▶ [Requirements]:
Nothing after the line with "var x1 = d3.scaleBand().domain([0, 1]).range([57, 210.4]);" belongs in the copy; extract the lines below from the top through that line, pictures left out.

══════════

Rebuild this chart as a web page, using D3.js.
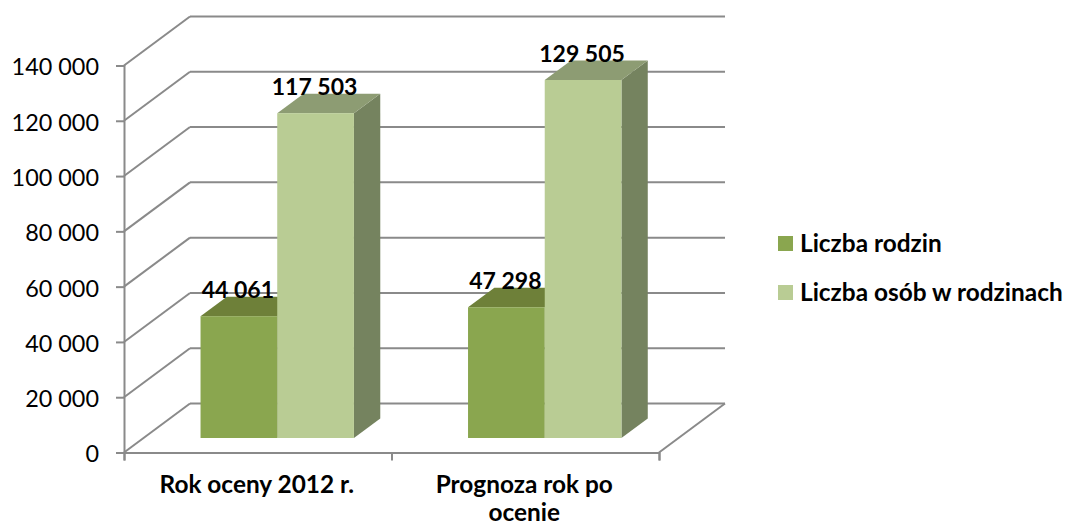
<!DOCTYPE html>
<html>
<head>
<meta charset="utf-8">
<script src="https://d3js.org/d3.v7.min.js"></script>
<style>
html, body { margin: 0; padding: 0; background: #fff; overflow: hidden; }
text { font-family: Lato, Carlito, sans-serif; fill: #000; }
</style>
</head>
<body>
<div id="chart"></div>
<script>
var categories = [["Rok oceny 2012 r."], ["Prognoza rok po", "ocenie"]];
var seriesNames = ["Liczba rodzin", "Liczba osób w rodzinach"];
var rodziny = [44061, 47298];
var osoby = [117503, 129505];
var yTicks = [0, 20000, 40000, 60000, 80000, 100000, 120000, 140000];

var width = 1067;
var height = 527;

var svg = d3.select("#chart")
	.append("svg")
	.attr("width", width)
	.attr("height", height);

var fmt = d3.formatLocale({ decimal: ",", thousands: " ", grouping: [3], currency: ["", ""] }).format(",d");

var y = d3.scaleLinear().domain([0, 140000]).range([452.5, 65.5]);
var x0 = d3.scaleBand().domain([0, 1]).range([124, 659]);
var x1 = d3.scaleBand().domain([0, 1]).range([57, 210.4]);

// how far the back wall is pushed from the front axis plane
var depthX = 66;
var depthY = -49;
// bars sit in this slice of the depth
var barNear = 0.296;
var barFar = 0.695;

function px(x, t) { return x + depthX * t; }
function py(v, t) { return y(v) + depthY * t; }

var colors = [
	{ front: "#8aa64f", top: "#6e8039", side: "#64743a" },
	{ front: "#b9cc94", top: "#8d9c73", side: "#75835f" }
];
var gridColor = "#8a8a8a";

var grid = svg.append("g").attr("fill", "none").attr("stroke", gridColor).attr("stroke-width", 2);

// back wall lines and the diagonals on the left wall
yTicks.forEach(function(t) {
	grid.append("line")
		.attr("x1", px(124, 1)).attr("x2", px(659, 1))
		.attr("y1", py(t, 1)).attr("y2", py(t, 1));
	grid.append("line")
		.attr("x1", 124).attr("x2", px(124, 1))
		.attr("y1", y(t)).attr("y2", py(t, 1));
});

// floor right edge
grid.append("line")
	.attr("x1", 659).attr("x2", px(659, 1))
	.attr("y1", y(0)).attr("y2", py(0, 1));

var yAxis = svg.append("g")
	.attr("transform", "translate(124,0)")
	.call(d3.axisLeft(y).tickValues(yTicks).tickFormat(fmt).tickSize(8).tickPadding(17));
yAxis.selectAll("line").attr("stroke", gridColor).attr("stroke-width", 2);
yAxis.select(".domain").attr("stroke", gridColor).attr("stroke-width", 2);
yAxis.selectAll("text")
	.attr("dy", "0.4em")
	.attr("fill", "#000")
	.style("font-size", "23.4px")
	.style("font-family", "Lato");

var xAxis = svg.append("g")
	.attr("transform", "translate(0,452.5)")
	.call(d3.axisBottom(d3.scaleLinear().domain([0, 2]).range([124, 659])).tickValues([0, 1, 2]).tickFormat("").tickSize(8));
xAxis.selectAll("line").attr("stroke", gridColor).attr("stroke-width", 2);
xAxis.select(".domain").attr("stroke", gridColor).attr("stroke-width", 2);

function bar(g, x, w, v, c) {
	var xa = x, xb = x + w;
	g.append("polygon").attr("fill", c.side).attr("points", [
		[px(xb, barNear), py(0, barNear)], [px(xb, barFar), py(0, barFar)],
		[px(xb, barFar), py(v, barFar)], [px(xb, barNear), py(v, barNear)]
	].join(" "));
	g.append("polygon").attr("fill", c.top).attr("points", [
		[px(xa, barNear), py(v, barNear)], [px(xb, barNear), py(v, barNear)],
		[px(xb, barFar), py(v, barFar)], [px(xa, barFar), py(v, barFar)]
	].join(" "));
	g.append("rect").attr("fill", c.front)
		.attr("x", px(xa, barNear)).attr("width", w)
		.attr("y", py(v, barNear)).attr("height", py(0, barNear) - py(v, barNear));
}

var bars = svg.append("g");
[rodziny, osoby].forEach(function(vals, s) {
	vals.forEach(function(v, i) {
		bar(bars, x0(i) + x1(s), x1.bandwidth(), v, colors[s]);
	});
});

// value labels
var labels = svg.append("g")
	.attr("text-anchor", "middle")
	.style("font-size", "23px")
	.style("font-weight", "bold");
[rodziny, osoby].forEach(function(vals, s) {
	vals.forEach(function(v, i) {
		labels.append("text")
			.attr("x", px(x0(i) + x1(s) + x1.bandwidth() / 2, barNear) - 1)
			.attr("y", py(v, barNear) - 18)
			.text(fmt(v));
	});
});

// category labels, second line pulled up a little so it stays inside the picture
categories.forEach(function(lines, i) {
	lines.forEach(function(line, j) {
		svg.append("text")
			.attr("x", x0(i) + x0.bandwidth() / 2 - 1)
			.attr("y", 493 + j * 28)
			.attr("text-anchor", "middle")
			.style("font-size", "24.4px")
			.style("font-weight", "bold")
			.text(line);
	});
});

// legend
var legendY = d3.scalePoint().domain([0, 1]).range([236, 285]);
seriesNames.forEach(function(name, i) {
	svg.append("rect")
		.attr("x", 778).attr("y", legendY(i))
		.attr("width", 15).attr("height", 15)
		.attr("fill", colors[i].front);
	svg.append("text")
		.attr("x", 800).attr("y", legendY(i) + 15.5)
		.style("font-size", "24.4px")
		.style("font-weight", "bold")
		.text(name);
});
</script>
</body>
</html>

══════════

▶ [The answer]:
Rebuild this chart as a web page, using D3.js.
<!DOCTYPE html>
<html>
<head>
<meta charset="utf-8">
<script src="https://d3js.org/d3.v7.min.js"></script>
<style>
html, body { margin: 0; padding: 0; background: #fff; overflow: hidden; }
text { font-family: Lato, Carlito, sans-serif; fill: #000; }
</style>
</head>
<body>
<div id="chart"></div>
<script>
var categories = [["Rok oceny 2012 r."], ["Prognoza rok po", "ocenie"]];
var seriesNames = ["Liczba rodzin", "Liczba osób w rodzinach"];
var rodziny = [44061, 47298];
var osoby = [117503, 129505];
var yTicks = [0, 20000, 40000, 60000, 80000, 100000, 120000, 140000];

var width = 1067;
var height = 527;

var svg = d3.select("#chart")
	.append("svg")
	.attr("width", width)
	.attr("height", height);

var fmt = d3.formatLocale({ decimal: ",", thousands: " ", grouping: [3], currency: ["", ""] }).format(",d");

var y = d3.scaleLinear().domain([0, 140000]).range([452.5, 65.5]);
var x0 = d3.scaleBand().domain([0, 1]).range([124, 659]);
var x1 = d3.scaleBand().domain([0, 1]).range([57, 210.4]);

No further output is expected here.